Gericht setzt zwei weitere Verhandlungstage an

Darüber hinaus sorgte am Freitag eine E-Mail für weitere Fragen. Die hatte der Angeklagte dem Vorsitzenden Richter persönlich zukommen lassen. Ein Vorgehen, das ihm in seiner 15-jährigen Laufbahn auch noch nicht untergekommen sei, wie dieser bemerkte. Der Inhalt des elektronischen Schreibens: Ein Hinweis auf zwei unterschiedliche Waffennummern, die dem sichergestellten Gewehr zugeordnet wurden. Und tatsächlich: Die beiden letzten Ziffern wichen in den Akten von der auf dem Gewehr angebrachten Nummer ab. Der zuständige Kommissar im Bonner Polizeipräsidium klärte dann als kurzfristig eingeladener Zeuge darüber auf, dass dies einem Übertragungsfehler geschuldet sei, den er bedauerlicherweise auf seine Kappe nehmen müsse. Grundsätzlich sei aber eine tatsächliche Verwechslung des sichergestellten Gewehrs mit einer anderen Waffe ausgeschlossen.

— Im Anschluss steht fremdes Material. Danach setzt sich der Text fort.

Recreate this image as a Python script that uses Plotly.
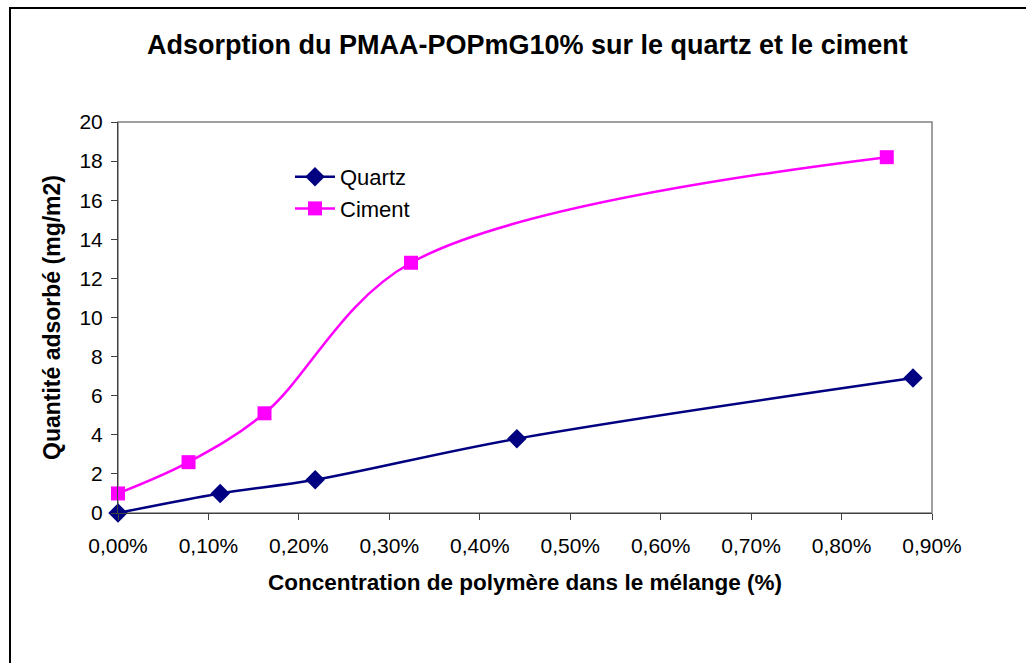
import plotly.graph_objects as go

# Polymer concentration in the mix (fraction, shown as %) and adsorbed amount (mg/m2)
quartz_conc = [0.0, 0.00113, 0.00218, 0.00441, 0.00879]
quartz_ads = [0.0, 1.0, 1.7, 3.8, 6.9]

ciment_conc = [0.0, 0.00078, 0.00162, 0.00324, 0.0085]
ciment_ads = [1.0, 2.6, 5.1, 12.8, 18.2]

x_ticks = [i / 1000 for i in range(0, 10)]
y_ticks = list(range(0, 21, 2))

W, H = 1026, 663
L, R, T, B = 118, 94, 122, 150
pw, ph = W - L - R, H - T - B


def px(x):
    return (x - L) / pw


def py(y):
    return (H - B - y) / ph


fig = go.Figure()
fig.add_trace(go.Scatter(
    x=quartz_conc, y=quartz_ads, name="Quartz", mode="lines+markers",
    line=dict(color="#000080", width=2.5, shape="spline", smoothing=1),
    marker=dict(symbol="diamond", size=15, color="#000080"),
    cliponaxis=False,
))
fig.add_trace(go.Scatter(
    x=ciment_conc, y=ciment_ads, name="Ciment", mode="lines+markers",
    line=dict(color="#FF00FF", width=2.5, shape="spline", smoothing=1),
    marker=dict(symbol="square", size=14, color="#FF00FF"),
    cliponaxis=False,
))

font = "Liberation Sans, Arial, sans-serif"

fig.update_layout(
    width=W, height=H,
    margin=dict(l=L, r=R, t=T, b=B),
    paper_bgcolor="white", plot_bgcolor="white",
    separators=", ",
    font=dict(family=font, size=21, color="black"),
    title=dict(
        text="<b>Adsorption du PMAA-POPmG10% sur le quartz et le ciment</b>",
        x=0.514, xanchor="center", y=1 - 45 / H, yanchor="middle",
        font=dict(size=27, family=font),
    ),
    showlegend=True,
    legend=dict(
        x=px(290), y=py(156), xanchor="left", yanchor="top",
        bgcolor="rgba(0,0,0,0)", font=dict(size=22),
        tracegroupgap=0, itemwidth=40,
    ),
    xaxis=dict(
        range=[0, 0.009], tickvals=x_ticks, tickformat=".2%",
        showgrid=False, zeroline=False,
        showline=True, linecolor="#404040", linewidth=1,
        ticks="outside", ticklen=6, tickcolor="#404040",
        ticklabelstandoff=8,
        tickfont=dict(size=21),
        title=dict(text="<b>Concentration de polymère dans le mélange (%)</b>",
                   font=dict(size=22.5), standoff=18),
    ),
    yaxis=dict(
        range=[0, 20], tickvals=y_ticks,
        showgrid=False, zeroline=False,
        showline=True, linecolor="#404040", linewidth=1,
        ticks="outside", ticklen=6, tickcolor="#404040",
        ticklabelstandoff=4,
        tickfont=dict(size=21),
        title=dict(text="<b>Quantité adsorbé (mg/m2)</b>",
                   font=dict(size=23), standoff=12),
    ),
    shapes=[
        # plot-area frame (top and right edges in grey)
        dict(type="rect", xref="paper", yref="paper", x0=0, x1=1, y0=0, y1=1,
             line=dict(color="#808080", width=1.5), layer="below"),
        # outer chart border
        dict(type="rect", xref="paper", yref="paper",
             x0=px(10), x1=px(W + 20), y0=py(H + 20), y1=py(8),
             line=dict(color="black", width=2)),
    ],
)

fig.write_html("out.html")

Zum einen habe sich keine weitere vergleichbare Waffe in der Asservatenkammer befunden, zum anderen gebe es ja auch noch die Asservatennummern, bei denen es keine Abweichung gebe, so der Beamte. Danach, dass die Verteidigung diese Sichtweise übernehmen wird, sieht es derzeit allerdings nicht aus.

Das Gericht hat sich nun vertagt und zunächst zwei weitere Verhandlungstage für Ende April angesetzt.